Economie d’énergie à tous les étages

Quoi qu’il en soit, redéfinir l’affectation des locaux de travail pour migrer vers du smartbuilding, un bureau supposé plus « intelligent », n’est pas une sinécure. Outre les moyens à mettre en œuvre pour qu’il garde cette force attractive, la réflexion porte aussi sur un enjeu environnemental majeur : le bâtiment représente, à lui seul, 44 % de la consommation d’énergie.

Les prix de celle-ci ayant atteint des sommets, les entreprises et administrations sont contraintes de se mobiliser dans la chasse au gaspi.
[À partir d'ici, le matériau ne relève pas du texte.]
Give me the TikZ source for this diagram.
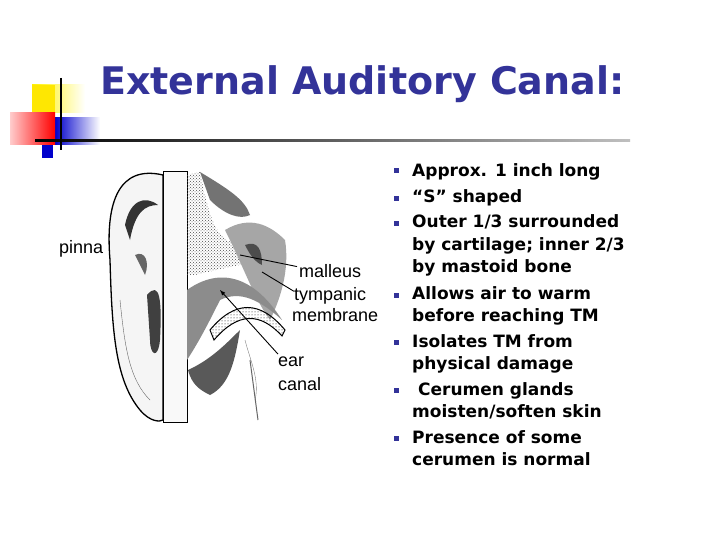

C’est tout le secteur du tertiaire qui cherche à investir dans de nouveaux objectifs de baisse de la consommation d’énergie. Les demandes devraient donc affluer auprès des fournisseurs pour acquérir des solutions susceptibles de réduire les factures d’électricité. Et ce d’autant plus que beaucoup de ces systèmes adressent simultanément les questions liées au bon fonctionnement des organisations, et celles concernant le bien-être des collaborateurs en présentiel ou en distanciel.

« Les technologies du numérique autorisent une analyse plus pertinente et une meilleure compréhension de la vie du bâtiment. Grâce à des interfaces de contrôle, le pilotage des performances de l’immeuble s’opère de manière très fine et en temps réel », explique Olivier Le Fol, chez Twinsys. Pour répondre aux attentes, de nombreuses marques IT se sont lancées dans un vrai Concours Lépine afin de proposer des appareils qui convertissent des bureaux en lieu d’interactions, et augmentent la rentabilité dans l’efficacité énergétique.